Gyan è un tipo apposto, con tanti interessi fuori dal campo. Uno di questi è la boxe, che Gyan ama profondamente e che lui stesso ha cercato di promuovere in Ghana. Un altra sua grande passione è la musica, anzi forse è la più grande: sotto lo pseudonimo di Baby Jet, nel 2010 collabora con l’amico e rapper ghanese Castro per la hit “African Girls”. Qualche altra collaborazione, prima che lo stesso Gyan rimanga coinvolto nella morte dell’amico nell’estate scorsa.

Recentemente si è portato a casa anche il premio di calciatore dell’anno agli SWAG Awards. Vi giuro che esistono. Sarebbero i premi degli Sports Writers of Ghana, ma noi preferiamo la versione che Internet ci ha fornito negli ultimi anni. Del resto, la Asamoah dance è già abbastanza swag di suo.
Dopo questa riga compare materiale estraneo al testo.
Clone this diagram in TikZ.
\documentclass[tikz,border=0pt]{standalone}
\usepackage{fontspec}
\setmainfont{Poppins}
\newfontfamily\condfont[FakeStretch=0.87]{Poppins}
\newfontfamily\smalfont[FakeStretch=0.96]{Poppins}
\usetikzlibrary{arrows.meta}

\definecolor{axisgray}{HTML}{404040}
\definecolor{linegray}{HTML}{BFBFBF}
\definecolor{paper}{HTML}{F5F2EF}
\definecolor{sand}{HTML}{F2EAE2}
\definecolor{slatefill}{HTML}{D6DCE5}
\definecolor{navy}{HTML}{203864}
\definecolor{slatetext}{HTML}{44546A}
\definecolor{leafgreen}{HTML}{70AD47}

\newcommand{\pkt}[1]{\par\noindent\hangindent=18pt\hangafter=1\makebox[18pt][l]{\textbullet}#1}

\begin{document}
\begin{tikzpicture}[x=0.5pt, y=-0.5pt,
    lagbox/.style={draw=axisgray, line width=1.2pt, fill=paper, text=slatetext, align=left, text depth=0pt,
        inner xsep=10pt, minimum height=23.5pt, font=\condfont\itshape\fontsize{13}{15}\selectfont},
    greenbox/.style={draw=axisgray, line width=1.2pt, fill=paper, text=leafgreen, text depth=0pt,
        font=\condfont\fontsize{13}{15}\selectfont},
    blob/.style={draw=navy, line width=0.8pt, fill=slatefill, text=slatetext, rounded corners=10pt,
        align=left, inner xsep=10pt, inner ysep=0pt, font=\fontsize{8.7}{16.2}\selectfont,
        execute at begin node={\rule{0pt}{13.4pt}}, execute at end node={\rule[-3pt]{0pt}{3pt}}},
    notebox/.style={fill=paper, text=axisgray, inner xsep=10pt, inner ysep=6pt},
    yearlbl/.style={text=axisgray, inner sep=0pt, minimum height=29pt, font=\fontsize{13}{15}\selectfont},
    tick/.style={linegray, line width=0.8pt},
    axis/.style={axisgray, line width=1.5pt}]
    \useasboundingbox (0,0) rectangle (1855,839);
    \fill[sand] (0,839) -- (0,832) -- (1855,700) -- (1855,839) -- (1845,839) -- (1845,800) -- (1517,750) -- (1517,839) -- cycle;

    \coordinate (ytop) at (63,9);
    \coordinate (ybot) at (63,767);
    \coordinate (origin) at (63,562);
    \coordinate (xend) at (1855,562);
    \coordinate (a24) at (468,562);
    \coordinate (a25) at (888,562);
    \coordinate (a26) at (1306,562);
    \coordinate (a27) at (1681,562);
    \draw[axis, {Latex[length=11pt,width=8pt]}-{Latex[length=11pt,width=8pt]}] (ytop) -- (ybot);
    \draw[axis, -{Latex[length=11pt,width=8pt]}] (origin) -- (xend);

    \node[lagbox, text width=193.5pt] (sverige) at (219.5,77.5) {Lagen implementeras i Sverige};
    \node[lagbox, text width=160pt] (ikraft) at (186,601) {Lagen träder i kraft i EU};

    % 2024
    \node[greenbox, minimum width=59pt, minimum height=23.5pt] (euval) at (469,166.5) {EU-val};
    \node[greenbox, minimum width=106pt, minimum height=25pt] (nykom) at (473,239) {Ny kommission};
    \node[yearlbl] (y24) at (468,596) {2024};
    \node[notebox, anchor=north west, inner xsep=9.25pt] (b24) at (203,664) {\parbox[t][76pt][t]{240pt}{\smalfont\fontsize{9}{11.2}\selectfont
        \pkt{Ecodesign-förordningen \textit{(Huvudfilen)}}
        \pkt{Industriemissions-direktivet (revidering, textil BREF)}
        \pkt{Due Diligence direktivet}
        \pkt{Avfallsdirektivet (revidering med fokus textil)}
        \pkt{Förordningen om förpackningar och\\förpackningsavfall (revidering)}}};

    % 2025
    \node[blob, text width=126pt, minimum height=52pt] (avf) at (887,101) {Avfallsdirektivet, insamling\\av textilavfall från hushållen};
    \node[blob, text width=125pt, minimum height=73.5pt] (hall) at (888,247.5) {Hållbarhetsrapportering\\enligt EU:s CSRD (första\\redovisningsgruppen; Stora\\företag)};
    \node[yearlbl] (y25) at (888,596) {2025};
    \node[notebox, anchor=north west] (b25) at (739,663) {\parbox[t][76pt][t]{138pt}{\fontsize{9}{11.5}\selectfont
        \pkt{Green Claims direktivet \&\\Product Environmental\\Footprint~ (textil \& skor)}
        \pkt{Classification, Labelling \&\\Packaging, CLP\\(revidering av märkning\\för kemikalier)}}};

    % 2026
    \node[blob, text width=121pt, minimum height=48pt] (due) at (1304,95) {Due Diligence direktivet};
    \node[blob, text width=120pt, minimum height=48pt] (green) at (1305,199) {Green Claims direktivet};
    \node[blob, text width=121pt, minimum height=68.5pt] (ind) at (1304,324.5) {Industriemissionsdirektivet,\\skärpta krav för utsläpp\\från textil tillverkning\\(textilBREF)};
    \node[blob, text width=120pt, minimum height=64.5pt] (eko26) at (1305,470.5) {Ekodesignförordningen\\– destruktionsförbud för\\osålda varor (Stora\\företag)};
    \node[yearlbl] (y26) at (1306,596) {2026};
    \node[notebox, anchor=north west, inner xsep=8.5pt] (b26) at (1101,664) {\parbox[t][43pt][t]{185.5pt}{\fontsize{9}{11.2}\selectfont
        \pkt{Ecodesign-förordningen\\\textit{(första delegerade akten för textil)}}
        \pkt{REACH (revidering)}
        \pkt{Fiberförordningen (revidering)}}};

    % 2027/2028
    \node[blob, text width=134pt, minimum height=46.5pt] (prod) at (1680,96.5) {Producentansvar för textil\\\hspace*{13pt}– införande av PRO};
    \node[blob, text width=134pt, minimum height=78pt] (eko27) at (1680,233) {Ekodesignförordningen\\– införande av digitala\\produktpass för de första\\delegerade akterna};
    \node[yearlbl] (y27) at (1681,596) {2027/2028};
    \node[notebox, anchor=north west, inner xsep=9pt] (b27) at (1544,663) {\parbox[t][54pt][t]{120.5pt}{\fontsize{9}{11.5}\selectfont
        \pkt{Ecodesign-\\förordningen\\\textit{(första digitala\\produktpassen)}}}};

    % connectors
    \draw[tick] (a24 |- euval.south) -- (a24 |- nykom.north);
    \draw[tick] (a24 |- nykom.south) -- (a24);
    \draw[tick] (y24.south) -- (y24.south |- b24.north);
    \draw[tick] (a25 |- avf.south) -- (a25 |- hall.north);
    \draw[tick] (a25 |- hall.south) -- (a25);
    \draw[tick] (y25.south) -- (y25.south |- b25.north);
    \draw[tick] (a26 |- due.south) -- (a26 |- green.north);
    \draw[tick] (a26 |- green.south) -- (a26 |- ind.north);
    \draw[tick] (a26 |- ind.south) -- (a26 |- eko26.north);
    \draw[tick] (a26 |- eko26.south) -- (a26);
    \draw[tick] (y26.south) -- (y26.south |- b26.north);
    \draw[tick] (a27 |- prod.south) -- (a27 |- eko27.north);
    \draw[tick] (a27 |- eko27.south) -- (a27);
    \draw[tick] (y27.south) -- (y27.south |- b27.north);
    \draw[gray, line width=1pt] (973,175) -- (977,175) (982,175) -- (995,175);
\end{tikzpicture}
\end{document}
Perché è il simbolo del Ghana (nel male)

Per capire la grandezza di un simbolo, bisogna capire prima di tutto la sua capacità nel rialzarsi dopo una botta tremenda. C’è un momento che segnerà inevitabilmente la carriera di Gyan Asamoah e risale a una notte di luglio del 2010, quando lui e il suo Ghana stanno disputando i quarti di finale del Mondiale contro l’Uruguay al Soccer City Stadium di Johannesburg.

Il Ghana è reduce da un Mondiale straordinario: ha passato il girone, ha eliminato gli Stati Uniti e sogna la semifinale. Sarebbe la prima volta per una nazionale africana e per giunta avverrebbe proprio nel primo Mondiale africano della storia. Al 120’, il Ghana sta per segnare il 2–1 definitivo, ma il malandrino Luis Suarez ferma tutto con la mano. Lui è fuori e il Ghana ha il match-point per la storia.
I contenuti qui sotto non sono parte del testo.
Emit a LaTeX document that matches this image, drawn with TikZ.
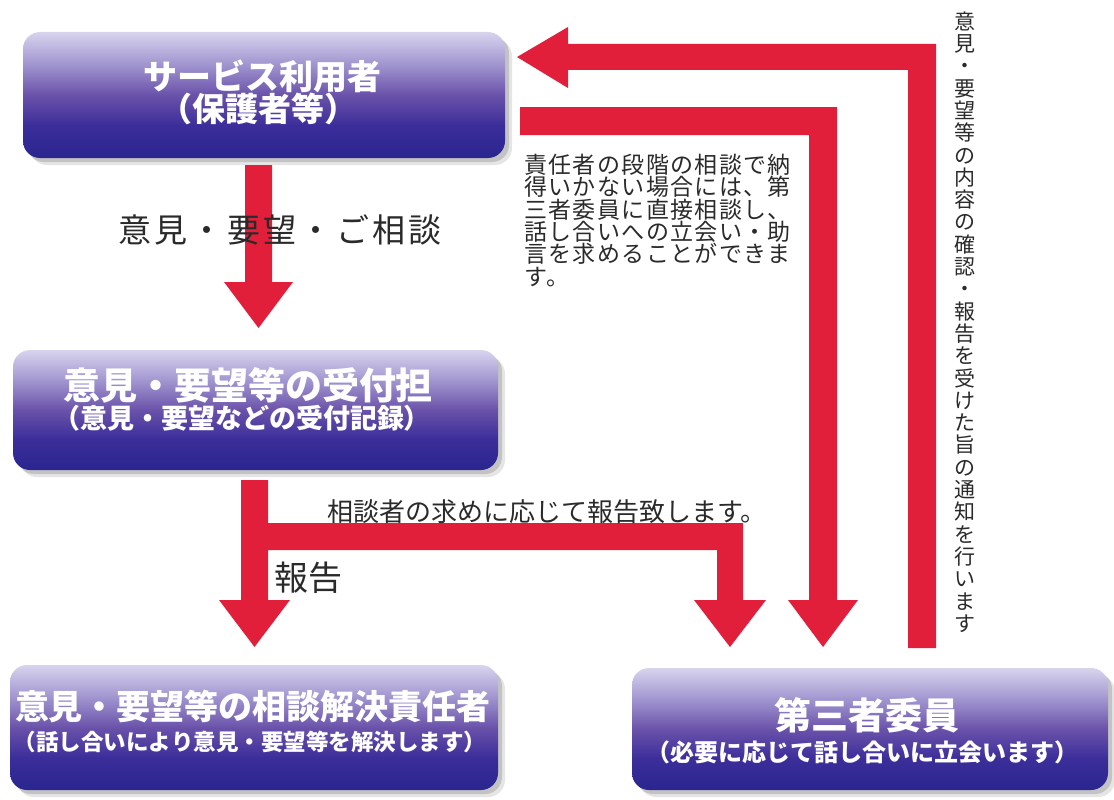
\documentclass[tikz,border=0pt]{standalone}
\usepackage{fontspec}
\newfontfamily\jp{Noto Sans CJK JP}
\newfontfamily\jpsp{Noto Sans CJK JP}[LetterSpace=10]
\newfontfamily\jpsq{Noto Sans CJK JP}[LetterSpace=6]
\definecolor{arrred}{HTML}{E11F3B}
\definecolor{btop}{HTML}{D8D4EE}
\definecolor{bupper}{HTML}{A094CF}
\definecolor{bmid}{HTML}{6A52AA}
\definecolor{blow}{HTML}{3C2E9A}
\definecolor{bbot}{HTML}{2A258F}
\definecolor{txtgray}{HTML}{2A2A2A}
\pgfdeclareverticalshading{boxshade}{100bp}{color(0bp)=(bbot); color(25bp)=(bbot); color(38bp)=(blow); color(50bp)=(bmid); color(62bp)=(bupper); color(75bp)=(btop); color(100bp)=(btop)}
\begin{document}
\begin{tikzpicture}[x=1pt,y=-1pt,
  flowbox/.style={rounded corners=17pt, shade, shading=boxshade, inner sep=0pt,
    preaction={fill=black, opacity=0.10, transform canvas={shift={(7pt,-7pt)}}},
    preaction={fill=black, opacity=0.15, transform canvas={shift={(4pt,-4pt)}}}},
  boxtxt/.style={text=white, inner sep=0pt},
  lbl/.style={text=txtgray, inner sep=0pt},
  redarrow/.style={fill=arrred, draw=none}]
\useasboundingbox (0,0) rectangle (1114,800);

% boxes
\node[flowbox, minimum width=482pt, minimum height=126pt] (user) at (264,95) {};
\node[flowbox, minimum width=485pt, minimum height=120pt] (recv) at (255.5,410) {};
\node[flowbox, minimum width=488pt, minimum height=125pt] (resolve) at (254,727.5) {};
\node[flowbox, minimum width=476pt, minimum height=122pt] (third) at (870,729) {};

% box texts
\node[boxtxt, font=\jp\bfseries\fontsize{34}{34}\selectfont] (userA) at (262,76) {サービス利用者};
\node[boxtxt, font=\jp\bfseries\fontsize{33}{33}\selectfont] (userB) at (258,109) {（保護者等）};
\node[boxtxt, font=\jp\bfseries\fontsize{37}{37}\selectfont] (recvA) at (248,385) {意見・要望等の受付担};
\node[boxtxt, font=\jp\bfseries\fontsize{27}{27}\selectfont] (recvB) at (242,418) {（意見・要望などの受付記録）};
\node[boxtxt, font=\jp\bfseries\fontsize{34}{34}\selectfont] (resA) at (253,707) {意見・要望等の相談解決責任者};
\node[boxtxt, font=\jp\bfseries\fontsize{22.5}{22.5}\selectfont] (resB) at (250,742) {（話し合いにより意見・要望等を解決します）};
\node[boxtxt, font=\jp\bfseries\fontsize{37}{37}\selectfont] (thirdA) at (867,715) {第三者委員};
\node[boxtxt, font=\jp\bfseries\fontsize{24}{24}\selectfont] (thirdB) at (862,752) {（必要に応じて話し合いに立会います）};

% red block arrows
\fill[redarrow] (245,165) -- (272,165) -- (272,282) -- (293,282) -- (258.5,328) -- (224,282) -- (245,282) -- cycle;
\fill[redarrow] (241,480) -- (268,480) -- (268,523) -- (743,523) -- (743,600) -- (766,600) -- (730,647) -- (694,600) -- (717,600) -- (717,550) -- (268,550) -- (268,600) -- (290,600) -- (254.5,647) -- (219,600) -- (241,600) -- cycle;
\fill[redarrow] (520,107) -- (837,107) -- (837,600) -- (858,600) -- (823,647) -- (788,600) -- (809,600) -- (809,135) -- (520,135) -- cycle;
\fill[redarrow] (936,648) -- (908,648) -- (908,70) -- (568,70) -- (568,88) -- (517,57) -- (568,27) -- (568,44) -- (936,44) -- cycle;

% labels
\node[lbl, font=\jpsp\fontsize{33}{33}\selectfont] (reqlbl) at (280,230) {意見・要望・ご相談};
\node[lbl, font=\jp\fontsize{34}{34}\selectfont] (replbl) at (308,578) {報告};
\node[lbl, font=\jp\fontsize{26}{26}\selectfont] (reqrep) at (547,512) {相談者の求めに応じて報告致します。};
\node[lbl, font=\jpsq\fontsize{23}{22.3}\selectfont, align=left, anchor=north west] (para) at (524,154)
  {責任者の段階の相談で納\\得いかない場合には、第\\三者委員に直接相談し、\\話し合いへの立会い・助\\言を求めることができま\\す。};
\node[lbl, font=\jp\fontsize{21}{22.3}\selectfont, align=center] (vert) at (965,322)
  {意\\見\\・\\要\\望\\等\\の\\内\\容\\の\\確\\認\\・\\報\\告\\を\\受\\け\\た\\旨\\の\\通\\知\\を\\行\\い\\ま\\す};
\end{tikzpicture}
\end{document}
Sul dischetto si presenta proprio Asamoah. Il suo Mondiale è stato un ottimo mondiale, con grandi prestazioni e gol decisivi, ma sul più bello, Asamoah sceglie la potenza. Nonostante Muslera sia spiazzato, la palla batte sulla traversa e va fuori. Gyan segnerà nella lotteria dei rigori, ma neanche lui riuscirà mai a liberarsi del fantasma di quel rigore fallito al 120’. E ha fatto pure incazzare Marcel Desailly.

Perché è il simbolo del Ghana (nel bene)

Il vizio di sbagliare rigori nei momenti decisivi non l’ha perso, come quello mancato nella semifinale della Coppa d’Africa 2012. Da lì Gyan decide di prendersi una pausa di riflessione dalla nazionale, poi ci ha ripensato e proprio da questa capacità di rialzarsi nonostante le delusioni che deriva la sua grandezza.

Gyan è il simbolo del Ghana: il ragazzo debutta con le Black Stars quando ha solo 17 anni (e segna subito). Ha segnato almeno un gol in ogni Coppa d’Africa a cui ha partecipato. Ha fatto lo stesso anche per i Mondiali: oggi Asamoah è il realizzatore principe dell’Africa ai Mondiali, con sei reti in tre Coppe del Mondo (ha superato Roger Milla) E potrà migliorare questo record in Russia, quando avrà 33 anni.

È entrato nel club dei pochi eletti che hanno segnato almeno una rete in tre Mondiali: con lui ci sono Klose, Ronaldo, Pelé e pochi altri. È diventato il capitano e bomber all-time del Ghana (45 gol in 86 presenze). E non è un caso se le Black Stars sono ripartite da quando c’è lui in nazionale. Nonostante la presenza in squadra di Abedi Pelé e Tony Yeboah, il Ghana non ha mai raggiunto la qualificazione al Mondiale. Invece, con Gyan ne sono arrivate tre di fila. Inoltre, è un po’ er capoccia del paese (basti questo).

Perché il 3 è nel suo destino

Sin da quando è approdato in Europa, il numero 3 ricorre nella genealogia di Gyan Asamoah. È il numero di maglia che ha portato sulle spalle all’Udinese, per un breve periodo al Sunderland, al Ghana e che attualmente veste all’Al-Ain (nonché sulla sua pelle). È il numero di Mondiali giocati con le Black Stars. Il perché della fissa con il numero magico l’ha spiegata anche il diretto interessato:

«Era il numero che vestivo in Ghana. Inoltre è un numero potente. Vi do un esempio: se sollevate qualcosa di pesante, aspettate fino al “tre” per alzarlo. Se volete avvertire qualcuno di non darvi fastidio, aspettate la terza volta prima di fare qualcosa».